False. While there are certain medical conditions that deem pelvic rest necessary during pregnancy, in normal risk pregnancies, it’s perfectly fine to have sex. While the wild, rough, and crazy stuff may be better left until after the baby comes, traditional intercourse is fine. If your pregnancy is an exception to the rule, your healthcare provider should alert you.

Carrying low means you’re having a boy.

False. How you carry your baby is unrelated to if you’re having a boy or a girl. How you carry your baby depends on your body type and if you’ve carried a baby before. With each pregnancy, the abdominal muscles may loosen and cause you to appear to be carrying lower.
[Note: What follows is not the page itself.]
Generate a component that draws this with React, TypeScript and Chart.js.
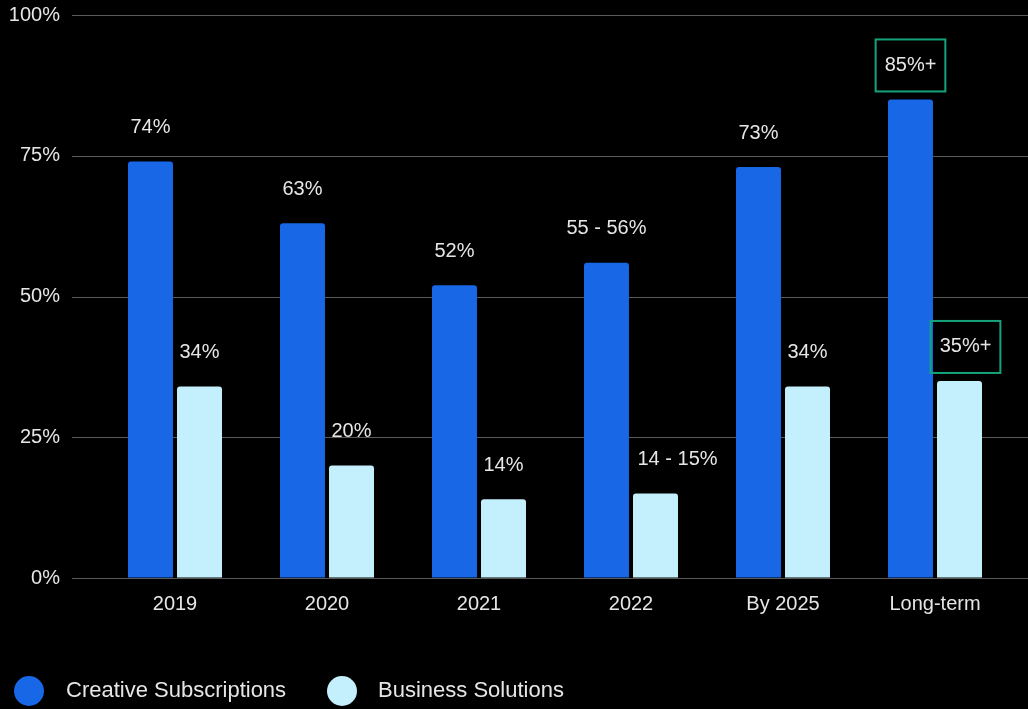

Raising your arms above your head could cause Baby’s umbilical cord to become wrapped around his neck.

False. Raising your arms above your head will not affect the position of your baby’s umbilical cord. In fact, many moms-to-be are unaware that about 1/3 of babies are born with their umbilical cord wrapped around their necks. This is a result of how your baby, not you, moves around.

When pregnant, you have to eat for two.

Unfortunately, given the obesity epidemic in the United States, most of us already eat for two. Years ago, women were encouraged to eat for two because the average birth weight of babies was lower. Today they are higher, so weight gain guidelines are approached on a more individualized basis. While most woman will be encouraged to add about 300 calories a day to their diet, heavier woman may not be encouraged to add any.


While it may be tempting to believe everything anyone tells you, don’t. If you have questions related to your pregnancy, or are unsure if something that you’ve been told is true, consult your healthcare provider.